Please note, these are only suggestions. If you have a valuable piece, or sentimental piece, I recommend you take it to a professional who cleans antique textiles. Contact me for recommendations. I cannot be held responsible to any damage that might occur or if you are unsuccessful in removing a stain.

Before cleaning a vintage textile, many factors must be considered: fabric type, weight, age and condition. Some vintage linens are delicate with fine lace and handwork, while others are strong. Some vintage linens have seen considerable use while others were stored away unused for generations. If you have a specific problem, contact me, and I may be able to help you with more detailed instructions. DO NOT wash your antique quilt!! See my Quilt Care Page for help with your precious quilts!

Cleaning procedures should be limited to hand washing, soaking and line drying only. Machine washing and drying is not recommended. Soaking and hand washing should be conducted in large basins and recommend that cold to lukewarm water be used. Do not try to clean too many items at once.

I prefer "Perk" (www.twinpines.com) and "Restoration". They are both special soaks for delicate textiles. Perk can be used on silk and taffeta. And your textile can soak for up to a week. Restoration removes yellow age stains like nothing I have seen before, but cannot be used on silk. Be sure to rinse both these products thoroughly…if not, Restoration can lead to brown stains when heated with a very hot iron…it's easily removed with another soak and rinse…but do you really want to bother? Rinse it well the first time.
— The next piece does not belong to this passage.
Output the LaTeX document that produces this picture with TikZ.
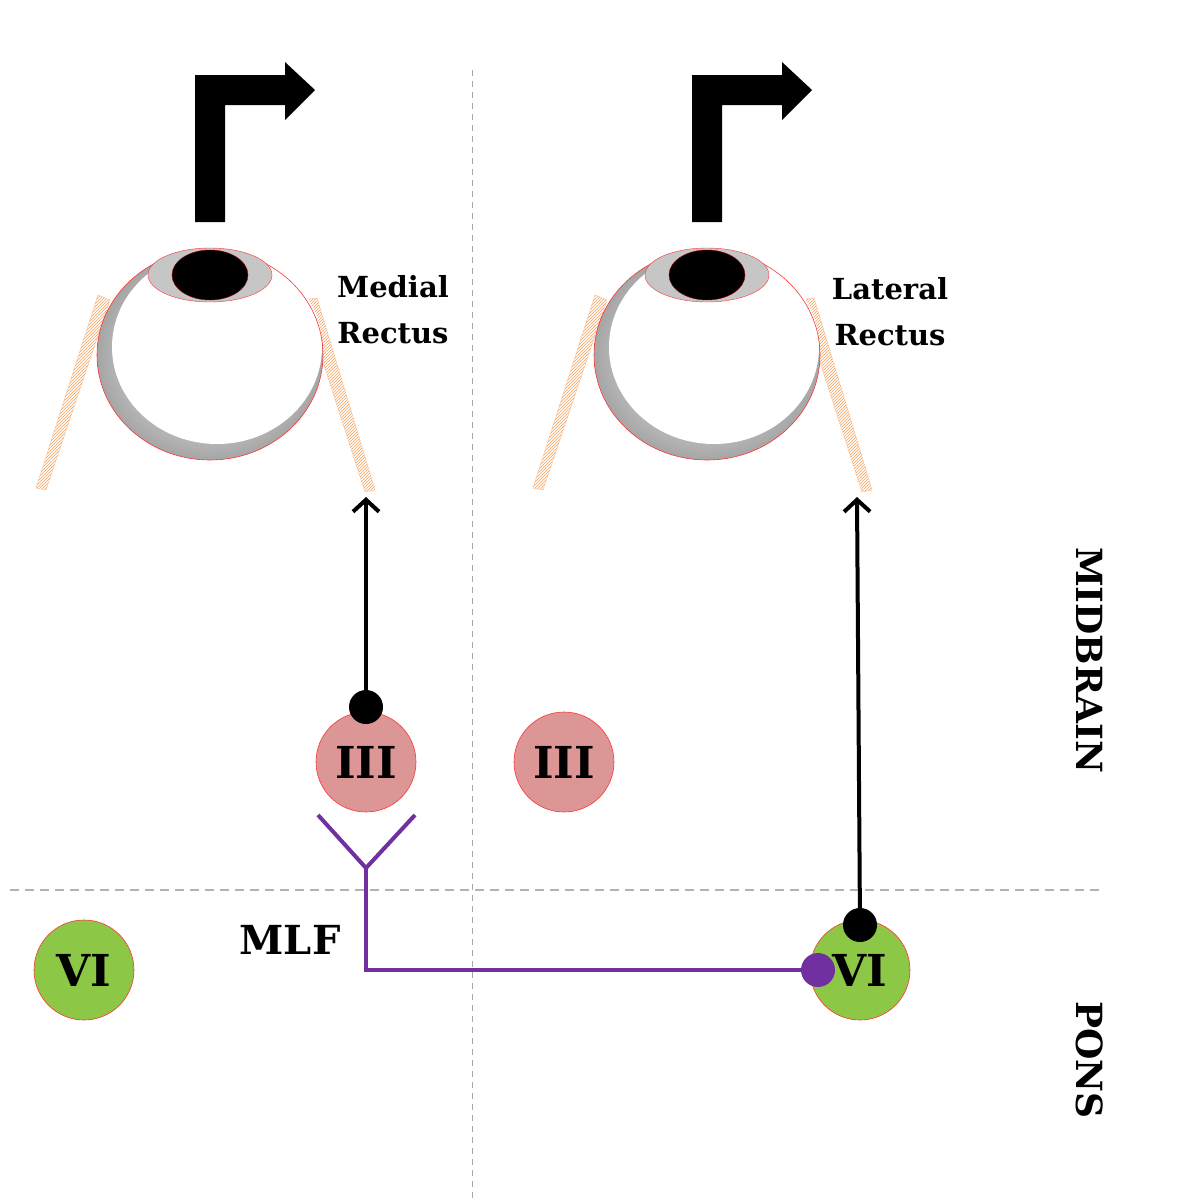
\documentclass[tikz,border=0pt]{standalone}
\usepackage{fontspec}
\setmainfont{DejaVu Serif}
\usetikzlibrary{patterns,arrows.meta}
\definecolor{pinkc}{RGB}{220,150,150}
\definecolor{greenc}{RGB}{140,200,70}
\definecolor{purp}{RGB}{112,48,160}
\definecolor{musc}{RGB}{250,160,90}
\begin{document}
\begin{tikzpicture}[x=1pt,y=-1pt,
  nuc/.style={circle,draw=red!80,line width=0.6pt,minimum size=100pt,inner sep=0pt,font=\fontsize{44}{44}\selectfont\bfseries},
  lab/.style={font=\fontsize{29}{46}\selectfont\bfseries,align=center},
  side/.style={font=\fontsize{36}{36}\selectfont\bfseries,rotate=-90},
  muscle/.style={pattern={north east lines},pattern color=musc,draw=musc!70,line width=0.4pt},
  dot/.style={circle,fill,inner sep=0pt,minimum size=34pt}]
\useasboundingbox (0,0) rectangle (1196,1200);
\fill[white] (0,0) rectangle (1196,1200);
\draw[gray!70,dash pattern=on 6pt off 5pt,line width=1pt] (472,70) -- (472,1200);
\draw[gray!60,dash pattern=on 9pt off 6pt,line width=1.2pt] (10,890) -- (1100,890);
\foreach \dx/\nm in {0/a,497/b}{
 \begin{scope}[xshift=\dx pt]
  \fill (195,222) -- (195,75) -- (285,75) -- (285,62) -- (315,90) -- (285,120) -- (285,105) -- (225,105) -- (225,222) -- cycle;
  \fill[muscle] (98,295) -- (110,300) -- (46,490) -- (36,488) -- cycle;
  \fill[muscle] (303,300) -- (317,298) -- (375,490) -- (365,492) -- cycle;
  \shade[inner color=white,outer color=gray!70] (210,355) ellipse (113pt and 105pt);
  \fill[white] (217,347) ellipse (105pt and 97pt);
  \draw[red!80,line width=0.6pt] (210,355) ellipse (113pt and 105pt);
  \filldraw[fill=gray!45,draw=red!80] (210,275) ellipse (62pt and 27pt);
  \filldraw[fill=black,draw=red!60!black] (210,275) ellipse (38pt and 25pt);
 \end{scope}}
\node[lab] (mr) at (393,310) {Medial\\Rectus};
\node[lab] (lr) at (890,312) {Lateral\\Rectus};
\node[nuc,fill=pinkc] (III1) at (366,762) {III};
\node[nuc,fill=pinkc] (III2) at (564,762) {III};
\node[nuc,fill=greenc] (VI1) at (84,970) {VI};
\node[nuc,fill=greenc] (VI2) at (860,970) {VI};
\coordinate (t1) at (366,497);
\coordinate (t2) at (857,497);
\node[dot] (d1) at (366,707) {};
\node[dot] (d2) at (860,925) {};
\draw[line width=4pt,-{Straight Barb[length=12pt,width=26pt]}] (d1.center) -- (t1);
\draw[line width=4pt,-{Straight Barb[length=12pt,width=26pt]}] (d2.center) -- (t2);
\coordinate (y0) at (366,868);
\coordinate (ya) at (318,815);
\coordinate (yb) at (415,815);
\node[dot,fill=purp] (pd) at (818,970) {};
\draw[purp,line width=4pt] (ya) -- (y0) -- (yb);
\draw[purp,line width=4pt] (y0) -- (366,970) -- (pd.center);
\node[font=\fontsize{40}{40}\selectfont\bfseries] (mlf) at (290,940) {MLF};
\node[side] (mb) at (1090,660) {MIDBRAIN};
\node[side] (pons) at (1090,1060) {PONS};
\end{tikzpicture}
\end{document}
I tend to stay away from Oxy products…and they should never be used on silk or wool.

If you don't want to invest in a special Textile Wash, try this:
Start with an overnight soak in cold water in a large basin or tub.
Drain it and fill again with cool water and Woolite works.
Gently agitate with your hands, no scrubbing!
Drain again and rinse several times in cool water.
Gently pat to remove some of the excess water, do not ring or handle in a harsh manner, let it drip! Hang dry on a line or a drying rack.
If the textile is easily distorted, like a lace doily or tablecloth, lay it flat to dry. Please note **Lace gets VERY HEAVY when it's wet...it is very delicate and likely to tear if not handled carefully.**
Sunshine can lighten some age marks and light stains.

When ironing vintage linens, use a well padded ironing board and a clean steam iron. Use the proper iron temperature for each fabric. Steam helps smooth out wrinkles as long as the iron´s heat setting is appropriate for steam. If unsure of the fabric content, start with a very low heat setting and test a small section first.
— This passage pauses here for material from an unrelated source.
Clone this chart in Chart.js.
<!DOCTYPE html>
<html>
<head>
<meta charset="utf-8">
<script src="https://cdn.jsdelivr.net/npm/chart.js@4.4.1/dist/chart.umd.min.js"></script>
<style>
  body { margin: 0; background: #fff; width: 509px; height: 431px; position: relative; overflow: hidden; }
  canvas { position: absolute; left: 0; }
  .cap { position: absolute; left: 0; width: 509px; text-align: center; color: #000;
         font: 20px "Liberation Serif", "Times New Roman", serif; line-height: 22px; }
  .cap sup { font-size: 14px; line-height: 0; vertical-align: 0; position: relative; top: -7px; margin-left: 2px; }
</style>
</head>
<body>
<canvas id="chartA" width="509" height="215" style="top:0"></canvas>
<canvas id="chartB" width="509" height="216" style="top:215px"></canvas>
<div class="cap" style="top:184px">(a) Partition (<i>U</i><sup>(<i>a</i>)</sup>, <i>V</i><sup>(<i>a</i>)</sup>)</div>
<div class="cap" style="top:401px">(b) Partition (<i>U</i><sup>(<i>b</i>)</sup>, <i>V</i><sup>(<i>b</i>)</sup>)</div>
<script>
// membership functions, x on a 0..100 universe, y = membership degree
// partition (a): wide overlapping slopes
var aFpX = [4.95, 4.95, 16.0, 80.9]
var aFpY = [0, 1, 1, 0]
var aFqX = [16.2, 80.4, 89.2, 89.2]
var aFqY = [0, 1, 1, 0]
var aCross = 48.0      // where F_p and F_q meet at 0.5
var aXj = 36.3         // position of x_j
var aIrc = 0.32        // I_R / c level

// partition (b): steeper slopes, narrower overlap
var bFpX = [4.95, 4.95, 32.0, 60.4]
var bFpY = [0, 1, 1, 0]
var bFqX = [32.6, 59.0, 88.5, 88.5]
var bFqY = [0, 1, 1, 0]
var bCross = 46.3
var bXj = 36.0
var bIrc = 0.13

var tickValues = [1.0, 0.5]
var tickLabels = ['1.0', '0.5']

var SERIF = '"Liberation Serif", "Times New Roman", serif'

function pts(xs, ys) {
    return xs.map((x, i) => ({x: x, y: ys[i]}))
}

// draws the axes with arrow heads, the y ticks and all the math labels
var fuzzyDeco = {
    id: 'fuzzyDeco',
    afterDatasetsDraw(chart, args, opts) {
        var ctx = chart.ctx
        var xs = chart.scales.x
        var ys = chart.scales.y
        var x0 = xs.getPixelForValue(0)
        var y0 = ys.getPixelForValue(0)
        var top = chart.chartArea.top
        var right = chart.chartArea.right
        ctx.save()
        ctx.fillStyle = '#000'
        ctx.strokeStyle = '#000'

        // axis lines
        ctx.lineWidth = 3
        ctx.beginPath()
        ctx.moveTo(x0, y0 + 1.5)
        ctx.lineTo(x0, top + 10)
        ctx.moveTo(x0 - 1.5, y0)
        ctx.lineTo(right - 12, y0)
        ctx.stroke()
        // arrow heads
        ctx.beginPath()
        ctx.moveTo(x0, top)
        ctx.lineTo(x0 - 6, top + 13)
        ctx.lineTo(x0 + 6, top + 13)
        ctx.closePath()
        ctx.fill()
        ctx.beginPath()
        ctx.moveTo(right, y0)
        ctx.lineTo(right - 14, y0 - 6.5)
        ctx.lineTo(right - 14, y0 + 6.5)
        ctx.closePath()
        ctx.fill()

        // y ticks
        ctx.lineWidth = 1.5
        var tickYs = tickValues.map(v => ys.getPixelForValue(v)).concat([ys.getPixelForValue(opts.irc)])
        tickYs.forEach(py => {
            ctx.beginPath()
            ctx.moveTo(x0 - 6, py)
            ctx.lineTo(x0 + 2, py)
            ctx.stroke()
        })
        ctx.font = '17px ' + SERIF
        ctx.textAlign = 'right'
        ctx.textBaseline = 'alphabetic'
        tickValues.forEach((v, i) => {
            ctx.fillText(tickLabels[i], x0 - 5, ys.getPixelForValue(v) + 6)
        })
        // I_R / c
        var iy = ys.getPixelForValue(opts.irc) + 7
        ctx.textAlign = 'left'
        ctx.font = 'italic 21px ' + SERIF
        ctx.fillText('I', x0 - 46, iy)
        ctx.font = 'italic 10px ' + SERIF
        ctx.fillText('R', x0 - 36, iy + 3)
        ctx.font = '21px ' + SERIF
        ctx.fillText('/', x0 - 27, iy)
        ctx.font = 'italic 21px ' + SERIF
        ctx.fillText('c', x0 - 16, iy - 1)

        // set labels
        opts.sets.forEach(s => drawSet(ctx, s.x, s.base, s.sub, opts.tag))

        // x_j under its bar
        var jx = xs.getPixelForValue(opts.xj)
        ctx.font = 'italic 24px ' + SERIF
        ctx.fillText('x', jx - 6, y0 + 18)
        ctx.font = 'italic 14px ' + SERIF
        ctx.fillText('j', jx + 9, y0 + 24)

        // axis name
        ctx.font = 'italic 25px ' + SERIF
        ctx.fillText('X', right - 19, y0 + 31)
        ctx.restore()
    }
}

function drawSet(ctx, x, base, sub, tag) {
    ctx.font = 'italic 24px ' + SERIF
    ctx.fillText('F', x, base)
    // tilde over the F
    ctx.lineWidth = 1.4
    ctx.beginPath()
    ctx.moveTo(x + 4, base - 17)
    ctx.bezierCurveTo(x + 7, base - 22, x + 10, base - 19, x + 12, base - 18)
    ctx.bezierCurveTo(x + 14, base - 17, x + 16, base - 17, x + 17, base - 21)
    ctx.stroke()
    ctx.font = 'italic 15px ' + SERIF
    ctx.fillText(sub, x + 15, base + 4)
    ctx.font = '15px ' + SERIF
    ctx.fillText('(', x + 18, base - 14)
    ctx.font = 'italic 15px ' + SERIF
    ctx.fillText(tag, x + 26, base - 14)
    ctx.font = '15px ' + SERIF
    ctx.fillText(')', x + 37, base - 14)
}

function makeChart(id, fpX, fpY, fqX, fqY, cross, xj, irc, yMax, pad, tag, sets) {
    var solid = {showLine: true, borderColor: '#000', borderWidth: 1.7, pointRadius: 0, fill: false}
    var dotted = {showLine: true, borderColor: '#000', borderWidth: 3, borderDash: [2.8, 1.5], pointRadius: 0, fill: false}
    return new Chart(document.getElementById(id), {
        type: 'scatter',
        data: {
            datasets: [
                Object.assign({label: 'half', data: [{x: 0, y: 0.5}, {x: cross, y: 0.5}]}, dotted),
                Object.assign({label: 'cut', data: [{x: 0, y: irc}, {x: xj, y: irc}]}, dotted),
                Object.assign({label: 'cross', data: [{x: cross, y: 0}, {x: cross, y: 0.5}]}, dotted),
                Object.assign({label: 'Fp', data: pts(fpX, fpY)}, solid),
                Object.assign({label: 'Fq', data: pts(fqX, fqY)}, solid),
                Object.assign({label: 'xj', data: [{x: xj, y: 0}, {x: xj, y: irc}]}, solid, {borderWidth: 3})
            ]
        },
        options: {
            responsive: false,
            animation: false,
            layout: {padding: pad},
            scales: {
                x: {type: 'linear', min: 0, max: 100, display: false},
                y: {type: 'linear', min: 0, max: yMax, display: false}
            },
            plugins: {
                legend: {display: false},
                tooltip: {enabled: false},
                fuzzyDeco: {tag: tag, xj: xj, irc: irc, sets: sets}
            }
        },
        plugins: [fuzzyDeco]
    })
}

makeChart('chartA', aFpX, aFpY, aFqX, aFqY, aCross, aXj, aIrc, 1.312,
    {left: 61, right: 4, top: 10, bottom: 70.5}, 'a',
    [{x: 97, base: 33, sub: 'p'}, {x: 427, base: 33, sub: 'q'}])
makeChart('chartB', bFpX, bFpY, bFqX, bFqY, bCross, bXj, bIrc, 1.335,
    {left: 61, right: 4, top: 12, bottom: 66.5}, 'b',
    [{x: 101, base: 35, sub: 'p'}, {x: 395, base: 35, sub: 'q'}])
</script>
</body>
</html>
While ironing always keep the iron moving while smoothing and positioning the piece with your other hand. This will prevent iron impressions and scorching.
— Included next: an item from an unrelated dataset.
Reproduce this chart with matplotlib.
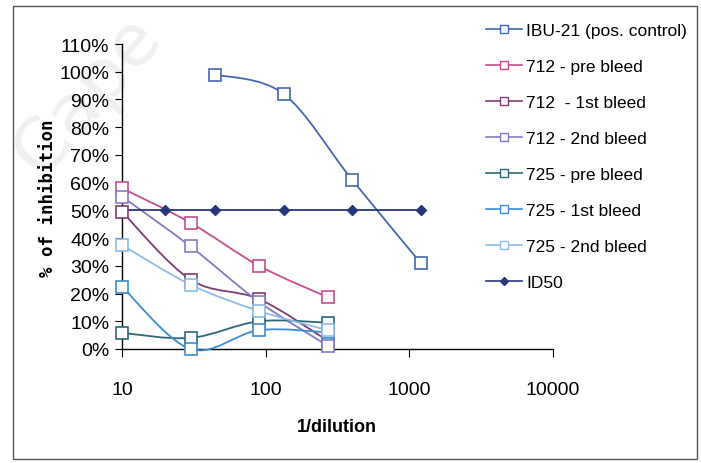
import numpy as np
import matplotlib
matplotlib.use("Agg")
import matplotlib.pyplot as plt
from matplotlib.path import Path
from matplotlib.patches import PathPatch, Rectangle
from matplotlib.lines import Line2D
from matplotlib.ticker import FixedLocator, NullLocator

# data
sera_dil = [10, 30, 90, 270]
ibu_dil = [44.4, 133.3, 400, 1200]
id50_dil = [10, 20, 44.4, 133.3, 400, 1200]

ibu21 = [0.99, 0.92, 0.61, 0.31]
s712_pre = [0.58, 0.455, 0.30, 0.187]
s712_1st = [0.495, 0.25, 0.18, 0.03]
s712_2nd = [0.55, 0.37, 0.17, 0.012]
s725_pre = [0.058, 0.04, 0.10, 0.095]
s725_1st = [0.225, 0.0, 0.068, 0.06]
s725_2nd = [0.375, 0.232, 0.137, 0.068]
id50 = [0.5, 0.5, 0.5, 0.5, 0.5, 0.5]

labels = ["IBU-21 (pos. control)", "712 - pre bleed", "712  - 1st bleed",
          "712 - 2nd bleed", "725 - pre bleed", "725 - 1st bleed",
          "725 - 2nd bleed", "ID50"]
colors = ["#4467b0", "#c44d8c", "#7b3d72", "#857ac4", "#2e6677",
          "#3b8cd2", "#8fbbe8", "#27377a"]

narrow = ["Liberation Sans Narrow", "Liberation Sans", "DejaVu Sans"]


def smooth_path(xs, ys):
    # excel-like smoothed line, bezier control points in log-x space
    lx = np.log10(xs)
    ys = np.asarray(ys, float)
    n = len(lx)
    verts = [(xs[0], ys[0])]
    codes = [Path.MOVETO]
    for i in range(n - 1):
        i0 = max(i - 1, 0)
        i3 = min(i + 2, n - 1)
        c1 = (lx[i] + (lx[i + 1] - lx[i0]) / 6, ys[i] + (ys[i + 1] - ys[i0]) / 6)
        c2 = (lx[i + 1] - (lx[i3] - lx[i]) / 6, ys[i + 1] - (ys[i3] - ys[i]) / 6)
        verts += [(10 ** c1[0], c1[1]), (10 ** c2[0], c2[1]), (xs[i + 1], ys[i + 1])]
        codes += [Path.CURVE4] * 3
    return Path(verts, codes)


fig = plt.figure(figsize=(7.01, 4.64), dpi=100)
W, H = 701, 464

# faint scan watermark
fig.text(88 / W, 1 - 96 / H, "Cape", rotation=49, ha="center", va="center",
         fontsize=52, color="#f0f0f0", family="DejaVu Sans", zorder=-5)

ax = fig.add_axes([122 / W, (H - 350) / H, (553 - 122) / W, (350 - 45) / H])
ax.patch.set_alpha(0)
ax.set_xscale("log")
ax.set_xlim(10, 10000)
ax.set_ylim(0, 1.10)

series = [(ibu_dil, ibu21), (sera_dil, s712_pre), (sera_dil, s712_1st),
          (sera_dil, s712_2nd), (sera_dil, s725_pre), (sera_dil, s725_1st),
          (sera_dil, s725_2nd)]

for (xs, ys), c in zip(series, colors[:7]):
    ax.add_patch(PathPatch(smooth_path(xs, ys), fc="none", ec=c, lw=1.3,
                           clip_on=False, zorder=3))
    ax.plot(xs, ys, "s", ms=8, mfc="white", mec=c, mew=1.2, clip_on=False,
            zorder=4)

ax.plot(id50_dil, id50, "-D", color=colors[7], ms=5, lw=1.3, clip_on=False,
        zorder=3)

for s in ["top", "right"]:
    ax.spines[s].set_visible(False)
ax.spines["left"].set_linewidth(1.0)
ax.spines["bottom"].set_linewidth(1.0)

yt = np.arange(0, 1.101, 0.1)
ax.yaxis.set_major_locator(FixedLocator(yt))
ax.set_yticklabels(["%d%%" % round(v * 100) for v in yt], family=narrow,
                   fontsize=14)
ax.xaxis.set_major_locator(FixedLocator([10, 100, 1000, 10000]))
ax.xaxis.set_minor_locator(NullLocator())
ax.set_xticklabels(["10", "100", "1000", "10000"], family=narrow, fontsize=14)
ax.tick_params(axis="y", direction="out", length=5, pad=4)
ax.tick_params(axis="x", direction="out", length=6, pad=17)

fig.text(48 / W, 1 - 198 / H, "% of inhibition", rotation=90, ha="center",
         va="center", fontsize=12.5, fontweight="bold",
         family="DejaVu Sans Mono")
fig.text(337 / W, 1 - 428 / H, "1/dilution", ha="center", va="center",
         fontsize=13, fontweight="bold", family="Liberation Sans")

handles = []
for i, c in enumerate(colors):
    if i < 7:
        handles.append(Line2D([], [], color=c, lw=1.2, marker="s", ms=6,
                              mfc="white", mec=c, mew=1.0))
    else:
        handles.append(Line2D([], [], color=c, lw=1.2, marker="D", ms=4))
leg = fig.legend(handles, labels, loc="upper left",
                 bbox_to_anchor=(479 / W, 1 - 17 / H), frameon=False,
                 prop={"family": narrow, "size": 12.5}, handlelength=2.07,
                 handletextpad=0.25, labelspacing=1.2, borderaxespad=0)

fig.patches.append(Rectangle((13 / W, 1 - 460 / H), 684 / W, 453 / H,
                             transform=fig.transFigure, fill=False,
                             ec="#555555", lw=1.0))

fig.savefig("out.png", dpi=100)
Heavily wrinkled pieces can be first steam pressed to lie flat, then lightly dampened with a water spray bottle. A second ironing should make the wrinkles disappear.

I prefer to iron my linens when they are still slightly damp.

I do not recommend using spray starch…starch is a food product…and unless you use your linens or intend on washing them every 6 months, it's going to attract bugs…silverfish love it.

Before storing your Antique linens, clothes etc., make sure they are cleaned. Stains can set in and show up years later. Perspiration marks on clothes especially.